Dmitri Braude, 27, a Jewish Armenian who is another partner, said, "There were some jokes about it at first ... But the most important question was whether we wanted to do it. And, the second question was that we could trust each other, because this is a risky business. It is easy to fail."
So far, however, the bar named after the legendary Mississippi blues singer is doing quite well with capacity crowds on live music nights and a healthy lunch trade, featuring everything from steaks to seafood.
"We are definitely going to make it as a business," said Legeev of the bar which opened on June 23. "We didn't do much advertising and we are still doing pretty well."
Three of the four partners -- Braude, Berhanu Tesfae of Ethiopia and Yevgeny Levshin, a Russian -- met at Moscow's Institute of Oil and Gas where they studied together in the late 1980s. Later, through friends, they met Legeev. Charlie Donovan, the Irish manager of B.B. King, entered the picture when the trio met him at the Shamrock Bar, where Donovan was an assistant manager. The idea of the bar was born when the partners met over a kitchen table in January 1993.
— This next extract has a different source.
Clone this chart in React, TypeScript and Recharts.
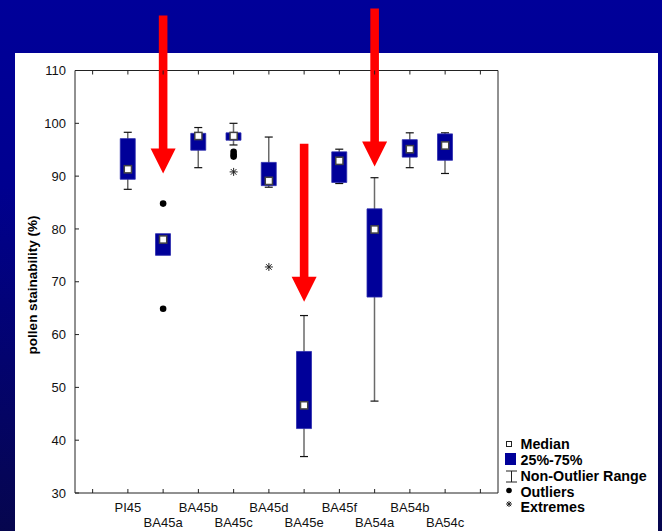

"We were all involved in small businesses, but it was unstable," Legeev said. "One day you trade cigarettes, the next day ashtrays or glasses. It's hard to get bigger."
"Each one of us had made some money at that point," he said. "And, instead of buying a Mercedes, we decided to invest it in this place."
The multi-ethnic ownership of B.B. King is mirrored in the staff, which includes waiters from Nigeria, Ethiopia, Barbados, Canada and the United States. Even though the restaurant was primarily looking for Russian waiters who spoke foreign languages, many foreigners applied.
"So we ended up with Nigerians, Pakistanis, Indians, Ethiopians," as well as Russians, Donovan, the bar manager, said, because racial minorities "find it so difficult to get work here."
Although the international staff makes the bar a more interesting place, Donovan said he had some early worries about customers' racial attitudes.
"I was afraid of it originally because of the kind of reaction they get in Moscow," said Donovan, but he added that no problems have arisen. "I sat them down and explained that the problems here might be worse because of the drinking. That it might be more aggressive. They said they were prepared to deal with it."